Gary-Rohan

There’s a lot of reasons why Gary Rohan was taken at pick six in the 2009 AFL Draft.

His precise ball movement, his goal sense, and his athletic ability. All standouts among his peers. But the thing that has always stood out about Rohan is his lightning, electric pace. Sheer speed, the likes of which is possessed by only a select few in the AFL.

That same speed is the reason why so many Sydney fans were devastated to see Rohan suffer the incredible, almost unfathomably bad compound break of his leg, early in the 2012 season.

An errant challenge from North Melbourne small forward Lindsay Thomas, who chose to slide in to contest the football on a wet day at the Sydney Cricket Ground, snapped the tibia and the fibula in Rohan’s right leg.

Sure, the incident was memorable for a few reasons – it led to the inception of the slide rule, media commentators called for Thomas’ suspension due to the negligence of the act, and it spurred Sydney to a 36-point win, but Rohan probably only remembers it for what it was – the end of his 2012 season, and much of his 2013 season as well.

In the midst of the hysteria surrounding the injury and supporters baying for Thomas’ blood, Rohan exhibited another trait that no doubt contributed to his selection in the draft. He called talkback radio, as Gary from Cobden, and stated he had no ill will towards Thomas, and that the contest was “just part of footy”.

This week, with a top four spot all but sewn up, the focus hasn’t been on Sydney’s game against St Kilda. It’s important, yes, but it seems as though football media has downgraded it to a background spectacle, choosing to place more importance on Rohan’s return.

The Swans are a formidable outfit in terms of contested football, with a seemingly unending rotation of grunt midfielders that simply want the football more than their opponents. Kieren Jack, Daniel Hannebery, Josh Kennedy, Jarrad McVeigh, Jude Bolton and Tom Mitchell can all lay claims to spots in the competition’s premier inside midfield brigade.

Where they appear to lack is outside runners. Lewis Jetta has been injured, Adam Goodes is nearing the end of a wonderful and storied career and Jed Lamb is still learning the craft. The Swans almost need Rohan to play a few tune-up games, with the aim of preparing him for another finals campaign in that crucial outside running role.

Swans coach John Longmire admitted this week that Rohan has exceeded expectations, claiming that he would have been happy to see him “have a big pre-season, and get into next year after two or three reserve games”.

Even Rohan himself claimed surprise at being picked for the senior side, stating: “It hit me pretty hard, because I wasn’t expecting to play so soon.”

While injuries like Rohan’s are mercifully uncommon in the AFL, players like Michael Barlow and Nathan Brown have set the blueprint for recoveries from compound leg breaks.
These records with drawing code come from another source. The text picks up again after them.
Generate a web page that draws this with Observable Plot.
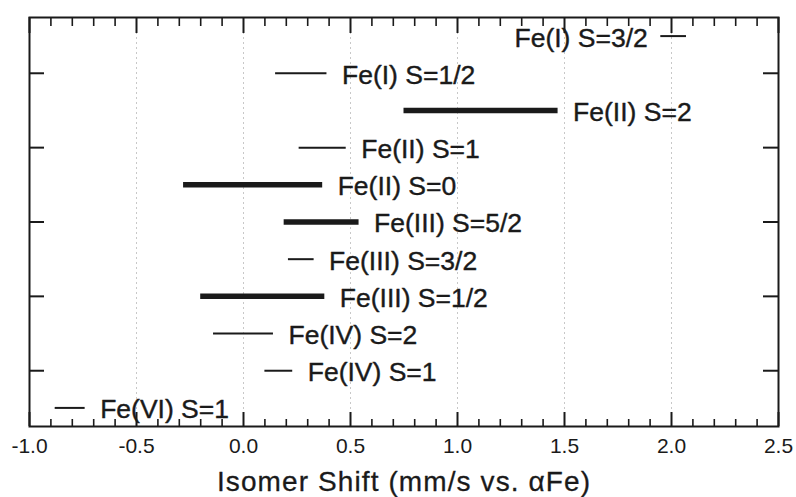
<!DOCTYPE html>
<html>
<head>
<meta charset="utf-8">
<script src="https://cdn.jsdelivr.net/npm/d3@7"></script>
<script src="https://cdn.jsdelivr.net/npm/@observablehq/plot@0.6"></script>
<style>
  html, body { margin: 0; padding: 0; background: #fff; }
  #chart { width: 796px; height: 497px; }
</style>
</head>
<body>
<div id="chart"></div>
<script>
// ---- data ----
const states = ["Fe(I) S=3/2", "Fe(I) S=1/2", "Fe(II) S=2", "Fe(II) S=1", "Fe(II) S=0",
                "Fe(III) S=5/2", "Fe(III) S=3/2", "Fe(III) S=1/2", "Fe(IV) S=2", "Fe(IV) S=1", "Fe(VI) S=1"];
const rowPos = [11, 10, 9, 8, 7, 6, 5, 4, 3, 2, 1];
const shiftLow  = [1.95, 0.15, 0.75, 0.26, -0.28, 0.19, 0.21, -0.20, -0.14, 0.10, -0.88];
const shiftHigh = [2.07, 0.39, 1.47, 0.48, 0.37, 0.54, 0.33, 0.38, 0.14, 0.23, -0.74];
const heavy = [false, false, true, false, true, true, false, true, false, false, false];
const labelLeft = [true, false, false, false, false, false, false, false, false, false, false];

const majorX = [-1.0, -0.5, 0.0, 0.5, 1.0, 1.5, 2.0, 2.5];
const gridX = [-0.5, 0.0, 0.5, 1.0, 1.5, 2.0];
const minorX = [-0.9, -0.8, -0.7, -0.6, -0.4, -0.3, -0.2, -0.1, 0.1, 0.2, 0.3, 0.4,
                0.6, 0.7, 0.8, 0.9, 1.1, 1.2, 1.3, 1.4, 1.6, 1.7, 1.8, 1.9, 2.1, 2.2, 2.3, 2.4];
const yTicks = [2, 4, 6, 8, 10];
const xTitle = "Isomer Shift (mm/s vs. αFe)";

const rows = states.map((s, i) => ({
  state: s, y: rowPos[i], lo: shiftLow[i], hi: shiftHigh[i], heavy: heavy[i], left: labelLeft[i]
}));

const ink = "#1a1a1a";
const font = "'Liberation Sans', Arial, Helvetica, sans-serif";

const W = 796, H = 497, mL = 29, mR = 18, mT = 17, mB = 71;
const fw = W - mL - mR, fh = H - mT - mB;

const chart = Plot.plot({
  width: W,
  height: H,
  marginLeft: mL,
  marginRight: mR,
  marginTop: mT,
  marginBottom: mB,
  style: { fontFamily: font, color: ink, background: "#fff", overflow: "visible" },
  x: { domain: [-1, 2.5] },
  y: { domain: [0.5, 11.5], axis: null },
  marks: [
    Plot.ruleX(gridX, { stroke: "#c8c8c8", strokeWidth: 1, strokeDasharray: "2,3" }),
    Plot.ruleY(rows.filter(d => !d.heavy), { x1: "lo", x2: "hi", y: "y", stroke: ink, strokeWidth: 2 }),
    Plot.ruleY(rows.filter(d => d.heavy), { x1: "lo", x2: "hi", y: "y", stroke: ink, strokeWidth: 5.5 }),
    Plot.text(rows.filter(d => !d.left), { x: "hi", y: "y", text: "state", textAnchor: "start", dx: 15, dy: 2,
      fontSize: 26.5, fill: ink, stroke: ink, strokeWidth: 0.4 }),
    Plot.text(rows.filter(d => d.left), { x: "lo", y: "y", text: "state", textAnchor: "end", dx: -13, dy: 2,
      fontSize: 26.5, fill: ink, stroke: ink, strokeWidth: 0.4 }),
    // inward ticks: bottom
    Plot.tickX(majorX, { x: d => d, insetTop: fh - 14, stroke: ink, strokeWidth: 2 }),
    Plot.tickX(minorX, { x: d => d, insetTop: fh - 7, stroke: ink, strokeWidth: 1.6 }),
    // inward ticks: top
    Plot.tickX(majorX, { x: d => d, insetBottom: fh - 16, stroke: ink, strokeWidth: 2 }),
    Plot.tickX(minorX, { x: d => d, insetBottom: fh - 9, stroke: ink, strokeWidth: 1.6 }),
    // inward ticks: left & right
    Plot.tickY(yTicks, { y: d => d, insetRight: fw - 15, stroke: ink, strokeWidth: 2 }),
    Plot.tickY(yTicks, { y: d => d, insetLeft: fw - 15, stroke: ink, strokeWidth: 2 }),
    // tick labels
    Plot.axisX(majorX, { anchor: "bottom", tickSize: 0, tickPadding: 12, tickFormat: d => d.toFixed(1),
      fontSize: 21, fill: ink, stroke: ink, strokeWidth: 0.3, label: null }),
    // axis title
    Plot.text([xTitle], { frameAnchor: "bottom", text: d => d, lineAnchor: "bottom", dy: 64,
      fontSize: 28, fill: ink, stroke: ink, strokeWidth: 0.3 }),
    Plot.frame({ stroke: ink, strokeWidth: 2 })
  ]
});
chart.querySelectorAll("text").forEach(t => {
  if (t.textContent === xTitle) t.setAttribute("letter-spacing", "1.1");
});
document.getElementById("chart").appendChild(chart);
</script>
</body>
</html>
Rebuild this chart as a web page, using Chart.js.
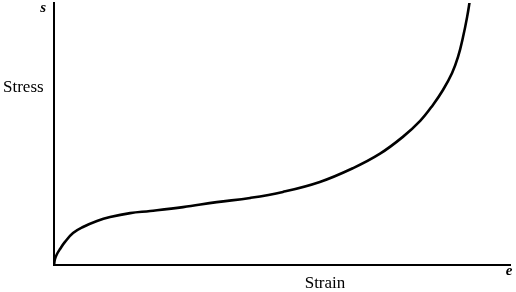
<!DOCTYPE html>
<html>
<head>
<meta charset="utf-8">
<script src="https://cdn.jsdelivr.net/npm/chart.js@4/dist/chart.umd.min.js"></script>
<style>
  html, body { margin: 0; padding: 0; background: #fff; }
  #wrap { width: 516px; height: 292px; position: relative; }
</style>
</head>
<body>
<div id="wrap"><canvas id="myChart"></canvas></div>
<script>
// stress-strain curve, values (0..100 on both axes)
const strainValues = [0, 0.22, 0.66, 1.32, 2.41, 4.17, 6.36, 9.43, 12.3, 16.7, 21.1, 28.3, 35.7, 43.0, 50.2, 58.3, 65.6, 71.5, 76.5, 80.3, 83.1, 85.3, 87.3, 88.6, 89.7, 90.6, 91.2];
const stressValues = [0, 2.3, 4.2, 6.1, 8.8, 12.2, 14.5, 16.8, 18.3, 19.8, 20.6, 22.1, 24.0, 25.6, 27.9, 31.7, 37.0, 42.5, 48.9, 55.0, 61.1, 66.8, 73.3, 79.4, 87.0, 94.7, 101];
const axisLabels = { yTop: 's', yName: 'Stress', xEnd: 'e', xName: 'Strain' };

const points = strainValues.map((v, i) => ({ x: v, y: stressValues[i] }));

// labels drawn next to the axes
const axisText = {
    id: 'axisText',
    afterDraw(chart) {
        const ctx = chart.ctx;
        const a = chart.chartArea;
        ctx.save();
        ctx.fillStyle = '#000';
        ctx.textBaseline = 'middle';
        ctx.font = 'italic bold 15px "Liberation Serif", serif';
        ctx.textAlign = 'right';
        ctx.fillText(axisLabels.yTop, a.left - 8, a.top + 5);
        ctx.textAlign = 'center';
        ctx.fillText(axisLabels.xEnd, a.right - 1, a.bottom + 6);
        ctx.font = '17px "Liberation Serif", serif';
        ctx.textAlign = 'left';
        ctx.fillText(axisLabels.yName, 3, 88);
        ctx.textAlign = 'center';
        ctx.fillText(axisLabels.xName, 325, 284);
        ctx.restore();
    }
};

const ctx = document.getElementById('myChart').getContext('2d');
const myChart = new Chart(ctx, {
    type: 'line',
    data: {
        datasets: [{
            data: points,
            borderColor: '#000',
            borderWidth: 2.6,
            pointRadius: 0,
            tension: 0.4,
            fill: false
        }]
    },
    options: {
        responsive: true,
        maintainAspectRatio: false,
        animation: false,
        layout: { padding: { left: 46, right: 6, top: 3, bottom: 19 } },
        plugins: { legend: { display: false }, tooltip: { enabled: false } },
        scales: {
            x: {
                type: 'linear', min: 0, max: 100,
                ticks: { display: false },
                grid: { display: false },
                border: { display: true, color: '#000', width: 2 }
            },
            y: {
                min: 0, max: 100,
                ticks: { display: false },
                grid: { display: false },
                border: { display: true, color: '#000', width: 2 }
            }
        }
    },
    plugins: [axisText]
});
</script>
</body>
</html>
Barlow suffered his injury in round 14 of 2010, and returned almost a year to the day later, in round 13 of 2011. Brown was injured in round 10 of 2005, and was part of Richmond’s team for their season opener in 2006.

It speaks volumes about the severity of Rohan’s injury that the rehabilitation period has been the longest of the three. Rohan’s struggle has been well documented – at one point even considering giving up the game – but from round four, 2012 to round 21, 2013, there has been nothing but hard work.
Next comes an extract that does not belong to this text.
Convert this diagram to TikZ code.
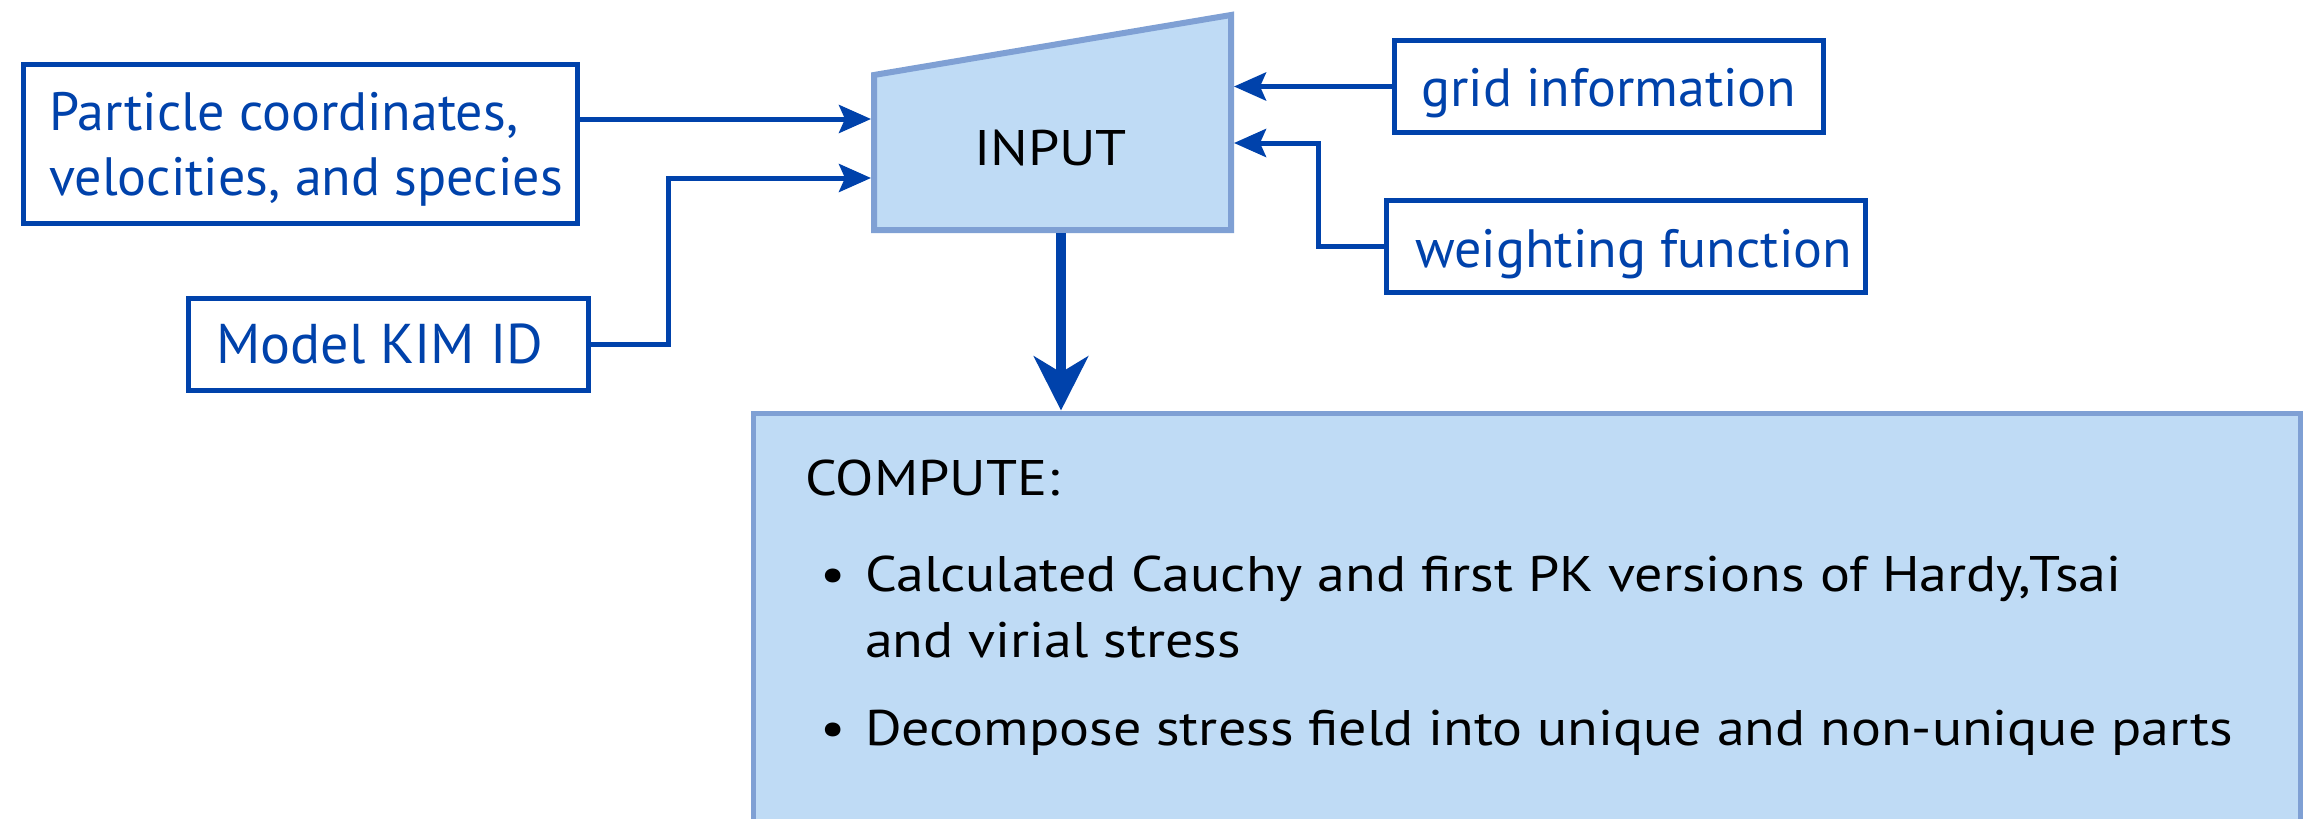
\documentclass[tikz,border=0pt]{standalone}
\usepackage{fontspec}
\setmainfont{PT Sans}
\newfontfamily\darkfont[FakeStretch=1.12]{PT Sans}
\usetikzlibrary{arrows.meta}
\definecolor{inkblue}{HTML}{0042AB}
\definecolor{paleblue}{HTML}{BFDBF5}
\definecolor{edgeblue}{HTML}{7FA0D4}
\begin{document}
\begin{tikzpicture}[x=1pt,y=-1pt,
  inbox/.style={draw=inkblue, line width=5.5pt, fill=white, inner sep=0pt},
  lbl/.style={text=inkblue, font=\fontsize{54}{64}\selectfont, anchor=base west, inner sep=0pt},
  dark/.style={text=black, font=\darkfont\fontsize{50}{60}\selectfont, anchor=base west, inner sep=0pt},
  link/.style={draw=inkblue, line width=5pt, -{Stealth[length=32pt,width=28pt,inset=6pt]}},
  bigarrow/.style={draw=inkblue, line width=10pt, -{Stealth[length=54pt,width=54pt,inset=16pt]}}]
\clip (0,0) rectangle (2318,819);
\fill[white] (0,0) rectangle (2318,819);

% input boxes
\node[inbox, minimum width=554pt, minimum height=159pt] (pc) at (300.5,144) {};
\node[lbl] (pcA) at (49,130) {Particle coordinates,};
\node[lbl] (pcB) at (49,195) {velocities, and species};

\node[inbox, minimum width=400pt, minimum height=92pt] (kim) at (388.5,344.5) {};
\node[lbl, font=\fontsize{56}{64}\selectfont] (kimt) at (216,363) {Model KIM ID};

\node[inbox, minimum width=429pt, minimum height=92pt] (grid) at (1609,86.5) {};
\node[lbl] (gridt) at (1421,106) {grid information};

\node[inbox, minimum width=479pt, minimum height=92pt] (wf) at (1626,246.5) {};
\node[lbl] (wft) at (1415,267) {weighting function};

% INPUT block
\draw[fill=paleblue, draw=edgeblue, line width=6pt]
  (874,75) -- (1231,15) -- (1231,230) -- (874,230) -- cycle;
\node[dark, anchor=base] (inp) at (1050.5,165) {INPUT};
\coordinate (inA) at (871,119);
\coordinate (inB) at (871,178);
\coordinate (inC) at (1234,87);
\coordinate (inD) at (1234,143);
\coordinate (kimup) at (668,178);
\coordinate (wfup) at (1318,143);
\coordinate (trapbot) at (1061,233);

% COMPUTE block
\node[draw=edgeblue, fill=paleblue, line width=5pt, anchor=north west,
      minimum width=1547pt, minimum height=460pt, inner sep=0pt] (comp) at (750.5,410.5) {};
\node[dark] (ct) at (805,495) {COMPUTE:};
\node[dark] (b1) at (820,591) {•};
\node[dark] (l1) at (865,591) {Calculated Cauchy and first PK versions of Hardy,Tsai};
\node[dark] (l2) at (865,657) {and virial stress};
\node[dark] (b2) at (820,745) {•};
\node[dark] (l3) at (865,745) {Decompose stress field into unique and non-unique parts};

% connectors
\draw[link] (pc.east |- inA) -- (inA);
\draw[link] (kim.east) -| (kimup) -- (inB);
\draw[link] (grid.west) -- (grid.west -| inC);
\draw[link] (wf.west) -| (wfup) -- (inD);
\draw[bigarrow] (trapbot) -- (trapbot |- comp.north);
\end{tikzpicture}
\end{document}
His attitude towards the challenges he has faced is best summed up by Longmire, who was quoted as saying: “He’s been able to get over those setbacks pretty quickly, so he’s probably surpassed my expectations, which is a real credit to a young bloke from the bush.”

So on Sunday, 16 long months of being lost in the wilderness will end, the 22-game career which was put on hold will resume, and Gary Rohan will step onto the SCG as a member of the Sydney Swans once again.

The fans will be eager to see whether Rohan has retained his pure pace or his jumping ability.

But for Rohan, it will simply be the joy of being out there.